Personal information
- Full name: Fraser Anderson
- Born: 20 April 1984 (age 42) Auckland, New Zealand

Playing information
- Height: 190 cm (6 ft 3 in)
- Weight: 103 kg (16 st 3 lb)

Rugby league
- Position: Second-row, Centre, Wing
Club
| Years | Team | Pld | T | G | FG | P |
| 2006 | Brisbane Broncos | 2 | 1 | 0 | 0 | 4 |
| 2007–08 | Cronulla Sharks | 43 | 12 | 0 | 0 | 48 |
|  | Total | 45 | 13 | 0 | 0 | 52 |

Rugby union
- Position: Wing, Centre
Club
| Years | Team | Pld | T | G | FG | P |
| 2010–2022 | Kobelco Steelers | 121 | 50 | 0 | 0 | 250 |
Representative
| Years | Team | Pld | T | G | FG | P |
| 2013–14 | Tonga | 4 | 1 | 0 | 0 | 5 |
- Source:
- Relatives: Vinnie Anderson (brother) Louis Anderson (brother)

= Fraser Anderson =

Tonga dual-code rugby international footballer (born 1984)

Fraser Anderson (born 20 April 1984) is a former professional rugby footballer who played rugby union for the Kobelco Steelers. Anderson previously played rugby league in the National Rugby League for Brisbane and Cronulla-Sutherland.

==Background==
Anderson was born in Auckland, New Zealand. Anderson is of Tongan descent. He is the brother of Louis Anderson and Vinnie Anderson.

==Early years==
Fraser Anderson attended The Church College of New Zealand. Anderson is a member of the Church of Jesus Christ of Latter-day Saints and served for two years as a missionary in Olongapo in the Philippines.

==Rugby league career==
Anderson made his first grade rugby league debut for the Brisbane Broncos in round 14, 2006 against South Sydney Rabbitohs at Telstra Stadium.

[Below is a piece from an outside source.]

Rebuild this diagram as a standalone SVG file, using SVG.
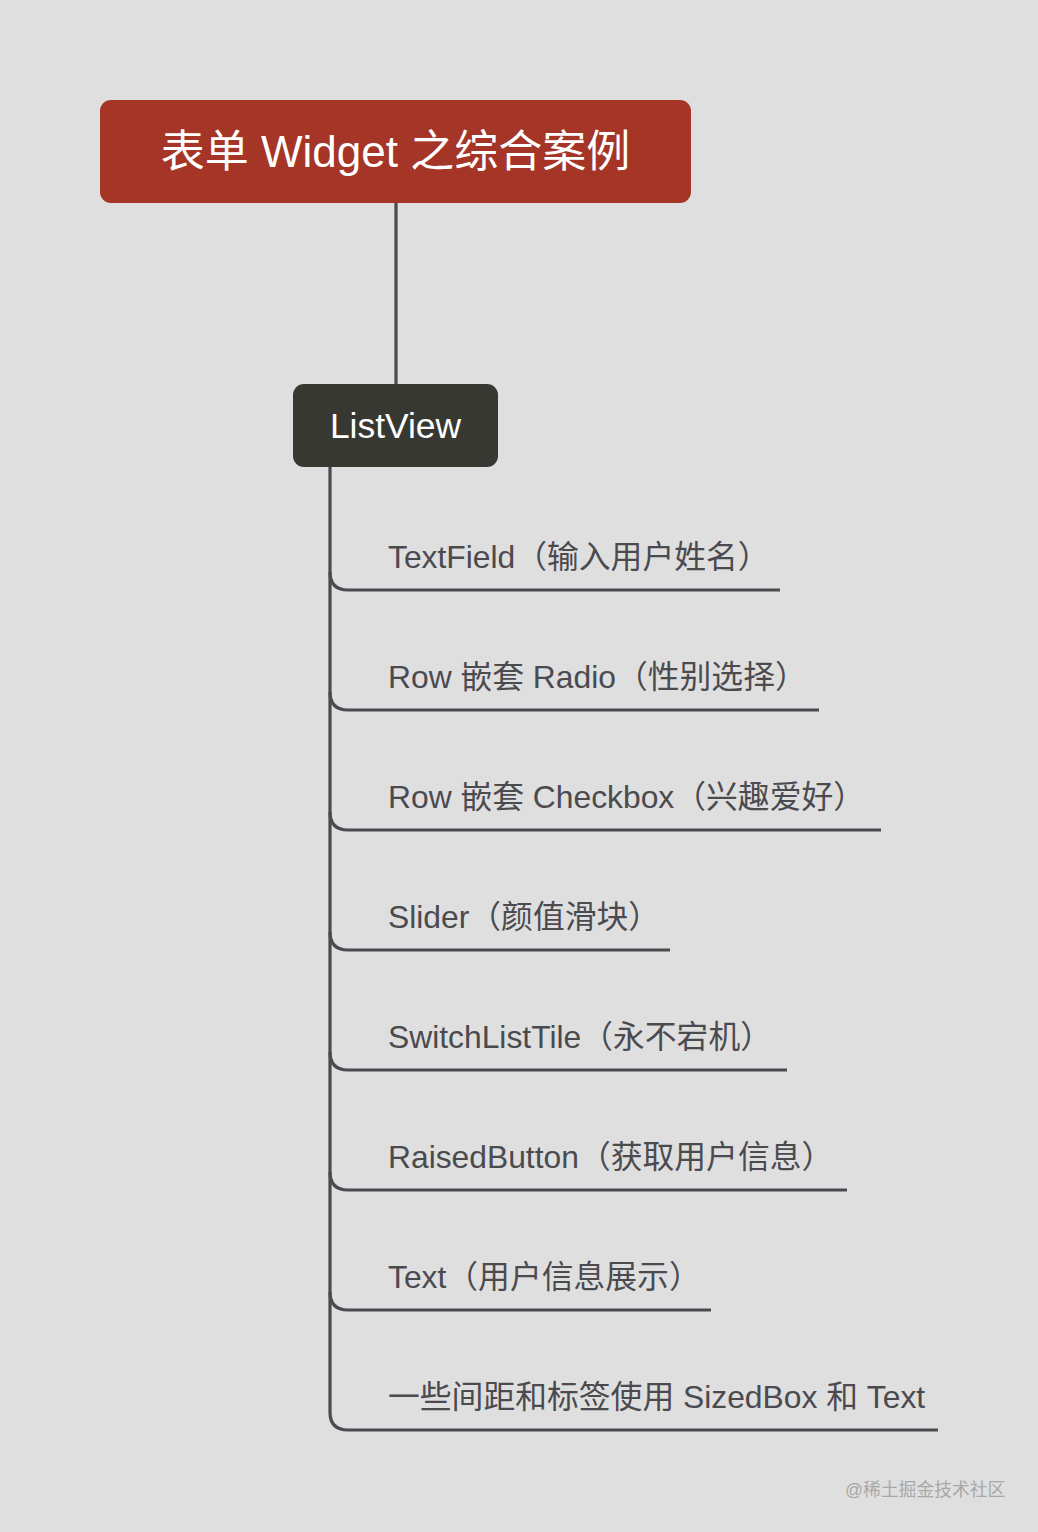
<svg xmlns="http://www.w3.org/2000/svg" width="1038" height="1532" viewBox="0 0 1038 1532">
<defs>
<style>
.bg{fill:#dfdfdf}
.t{font-family:"Liberation Sans","Noto Sans CJK SC",sans-serif}
.child{font-size:31.8px;fill:#4b4a4f}
.ln{fill:none;stroke:#4b4a50;stroke-width:3.2;stroke-linecap:butt}
</style>
</defs>
<rect class="bg" x="0" y="0" width="1038" height="1532"/>
<g id="connectors">
<path class="ln" d="M396,203 V384"/>
<path class="ln" d="M330,467 V1412 Q330,1430 348,1430 H938"/>
<path class="ln" d="M330,572 Q330,590 348,590 H780"/>
<path class="ln" d="M330,692 Q330,710 348,710 H819"/>
<path class="ln" d="M330,812 Q330,830 348,830 H881"/>
<path class="ln" d="M330,932 Q330,950 348,950 H670"/>
<path class="ln" d="M330,1052 Q330,1070 348,1070 H787"/>
<path class="ln" d="M330,1172 Q330,1190 348,1190 H847"/>
<path class="ln" d="M330,1292 Q330,1310 348,1310 H711"/>
</g>
<g id="root">
<rect x="100" y="100" width="591" height="103" rx="11" fill="#a53526"/>
<text class="t" x="395.5" y="167" font-size="44" fill="#ffffff" text-anchor="middle">表单 Widget 之综合案例</text>
</g>
<g id="listview">
<rect x="293" y="384" width="205" height="83" rx="11" fill="#383833"/>
<text class="t" x="395.5" y="438" font-size="35.4" fill="#ffffff" text-anchor="middle">ListView</text>
</g>
<g id="n1"><text class="t child" x="388" y="568">TextField（输入用户姓名）</text></g>
<g id="n2"><text class="t child" x="388" y="688">Row 嵌套 Radio（性别选择）</text></g>
<g id="n3"><text class="t child" x="388" y="808">Row 嵌套 Checkbox（兴趣爱好）</text></g>
<g id="n4"><text class="t child" x="388" y="928">Slider（颜值滑块）</text></g>
<g id="n5"><text class="t child" x="388" y="1048">SwitchListTile（永不宕机）</text></g>
<g id="n6"><text class="t child" x="388" y="1168">RaisedButton（获取用户信息）</text></g>
<g id="n7"><text class="t child" x="388" y="1288">Text（用户信息展示）</text></g>
<g id="n8"><text class="t child" x="388" y="1408">一些间距和标签使用 SizedBox 和 Text</text></g>
<text class="t" x="845" y="1496" font-size="17.8" fill="#a8a8a8">@稀土掘金技术社区</text>
</svg>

Anderson then became a regular in the Cronulla-Sutherland Sharks line up during the 2007 and 2008 seasons, playing either in the centres or the second row. Anderson's final game in the NRL was the 2008 preliminary final match against Melbourne which Cronulla lost 28–0 at the Sydney Football Stadium.

==Representative career==
Anderson was named in both the Tonga training squad and the New Zealand training squad for the 2008 World Cup. He did not make the New Zealand side, but was selected to play for Tonga in the World Cup.

==Rugby union career==
On 24 February 2009 it was announced that Anderson had been granted an immediate release from his Sharks contract to take up a two-year contract with Top League Japanese rugby union club, Kobelco Steelers, worth A$400,000 per year.